Die Satzbezeichnungen greifen traditionelle Formprinzipien auf wie Canon à Trois, Invention, Divertimento und Variation. Gleichwohl entfaltet sich das thematische Material nicht etwa in neoklassi­zis­ti­scher Weise, sondern in freiem Ges­tus. Es entsteht der Eindruck eines „spontanen, unausweichlichen Werdens“ im Gefühlsbereich, das der Kunst der schöpferischen Improvisation Guillous entsprungen zu sein scheint. Dieser Strom „poetischer Leidenschaft“ potenziert sich in der Ausarbeitung ob der Gleichzeitigkeit beider Spieler. Immer wieder löst sich die Musik vom Metrum vermittels irregulärer Zeitwerte und häufiger Taktwechsel.

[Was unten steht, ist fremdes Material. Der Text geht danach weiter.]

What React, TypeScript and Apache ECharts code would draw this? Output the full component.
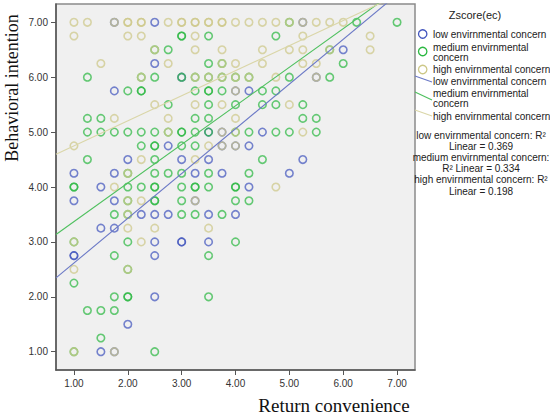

Diametral zu solcher Virtuosität steht die leichte Fassbarkeit der kurzen Divertimen­to-Sätze – mit sanft-wiegenden Le­ga­toakkorden – und der dazwischen eingeschobenen „Variation“, schwere Staccatoakkorde werden einer aparten Melodie im Pedal auf Clairon 4’ gegenübergestellt. Eine tour de force für die Interpreten ist der risoluto überschriebene Finalsatz „Sonata con Ricercare“. Auf 46 Seiten entfaltet sich ein energiegeladenes Epos voll impulsiver, kontrastreicher und effektvoller Abläufe.